OLIN LIBRARY—I’ll say it. I am sick and tired of these so-called STEM majors complaining about their fucking “prelims”, “research,” and the “general horror that is being pre-med.” Quite frankly, if “studying for the MCAT” were so important, you wouldn’t be interrupting my (very much needed) afternoon public Poptropica session.

As I was sitting on the first floor of Olin Library, it became clear to me that our future doctors don’t even care about their studies. I was embarking on the elementary quest of 24 Carrot Island, a spiritual journey that cannot be confined to airpods. Soon, the student beside me completely abandoned what they were doing. Instead of paying attention to the essential foundations of biochemistry, they were glaring at my screen. 

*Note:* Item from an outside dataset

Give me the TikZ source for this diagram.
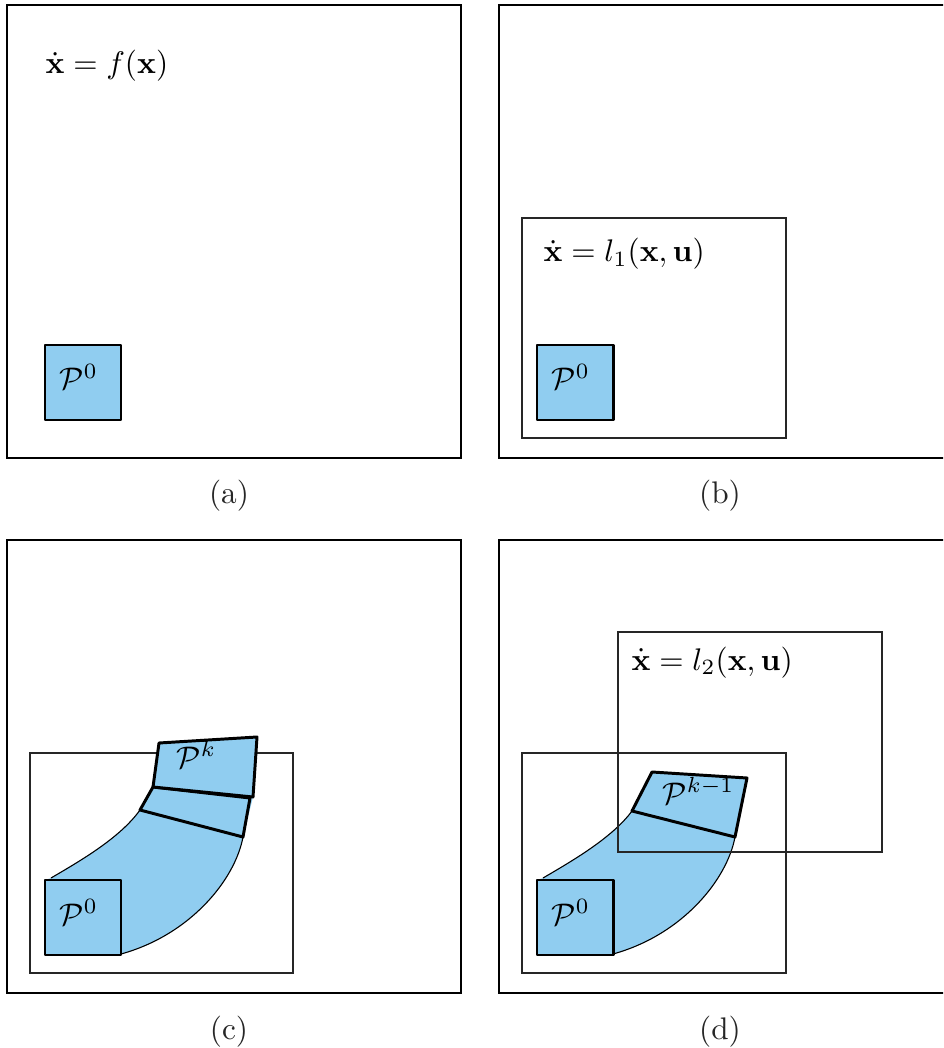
\documentclass[tikz,border=0pt]{standalone}
\usepackage{amsmath}
\definecolor{flowblue}{RGB}{144,205,240}
\begin{document}
\begin{tikzpicture}[x=0.32pt,y=-0.32pt,
  outerbox/.style={draw=black,line width=0.8pt},
  innerbox/.style={draw=black!85,line width=0.35pt},
  polybox/.style={draw=black,line width=0.95pt,fill=flowblue,line join=round},
  lbl/.style={inner sep=0pt,anchor=base west},
  captext/.style={inner sep=0pt,anchor=base,text=black!85}]
\useasboundingbox (0,0) rectangle (943,1048);
\clip (0,0) rectangle (943,1048);
% ---------- (a)
\draw[outerbox] (7,5) rectangle (461,458);
\draw[polybox] (45,345) rectangle (121,420);
\node[lbl] (eqa) at (45,74) {$\dot{\mathbf{x}} = f(\mathbf{x})$};
\node[lbl] (pa) at (59,390) {$\mathcal{P}^0$};
\node[captext] (capa) at (229,504) {(a)};
% ---------- (b)
\draw[outerbox] (499,5) rectangle (980,458);
\draw[innerbox] (522,218) rectangle (786,438);
\draw[polybox] (537,345) rectangle (613,420);
\node[lbl] (eqb) at (543,262) {$\dot{\mathbf{x}} = l_1(\mathbf{x},\mathbf{u})$};
\node[lbl] (pb) at (551,390) {$\mathcal{P}^0$};
\node[captext] (capb) at (720,504) {(b)};
% ---------- (c)
\draw[outerbox] (7,540) rectangle (461,993);
\draw[innerbox] (30,753) rectangle (293,973);
\fill[flowblue] (51,878) .. controls (80,861) and (120,838) .. (140,810)
  -- (153,787) -- (159,743) -- (257,737) -- (253,797) -- (243,837)
  .. controls (235,880) and (190,935) .. (121,954) -- (45,954) -- (45,880) -- cycle;
\draw[line width=0.35pt] (51,878) .. controls (80,861) and (120,838) .. (140,810);
\draw[line width=0.35pt] (243,837) .. controls (235,880) and (190,935) .. (121,954);
\draw[polybox] (140,810) -- (243,837) -- (250,798) -- (153,787) -- cycle;
\draw[polybox] (153,787) -- (253,797) -- (257,737) -- (159,743) -- cycle;
\draw[polybox] (45,880) rectangle (121,955);
\node[lbl] (pc) at (59,925) {$\mathcal{P}^0$};
\node[lbl] (pk) at (176,768) {$\mathcal{P}^k$};
\node[captext] (capc) at (229,1039) {(c)};
% ---------- (d)
\draw[outerbox] (499,540) rectangle (980,993);
\fill[flowblue] (543,878) .. controls (572,861) and (612,838) .. (632,811)
  -- (652,772) -- (747,778) -- (735,837)
  .. controls (727,880) and (682,935) .. (613,954) -- (537,954) -- (537,880) -- cycle;
\draw[line width=0.35pt] (543,878) .. controls (572,861) and (612,838) .. (632,811);
\draw[line width=0.35pt] (735,837) .. controls (727,880) and (682,935) .. (613,954);
\draw[innerbox] (522,753) rectangle (786,973);
\draw[innerbox] (618,632) rectangle (882,852);
\draw[polybox] (632,811) -- (735,837) -- (747,778) -- (652,772) -- cycle;
\draw[polybox] (537,880) rectangle (613,955);
\node[lbl] (eqd) at (631,670) {$\dot{\mathbf{x}} = l_2(\mathbf{x},\mathbf{u})$};
\node[lbl] (pd) at (551,925) {$\mathcal{P}^0$};
\node[lbl] (pkm) at (662,804) {$\mathcal{P}^{k-1}$};
\node[captext] (capd) at (720,1039) {(d)};
\end{tikzpicture}
\end{document}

If Poptropica was such a distraction for them, they should have never gone to the library in the first place. Guess evil rabbits are more important than eradicating cancer, huh?

Worse, once I cranked the volume up to watch the walkthrough video, they started clearing their throat, probably an indication of some sort of infectious disease. This was troubling. What kind of doctor can’t even take care of themselves? WAKE UP PEOPLE! You want these degenerates treating your children?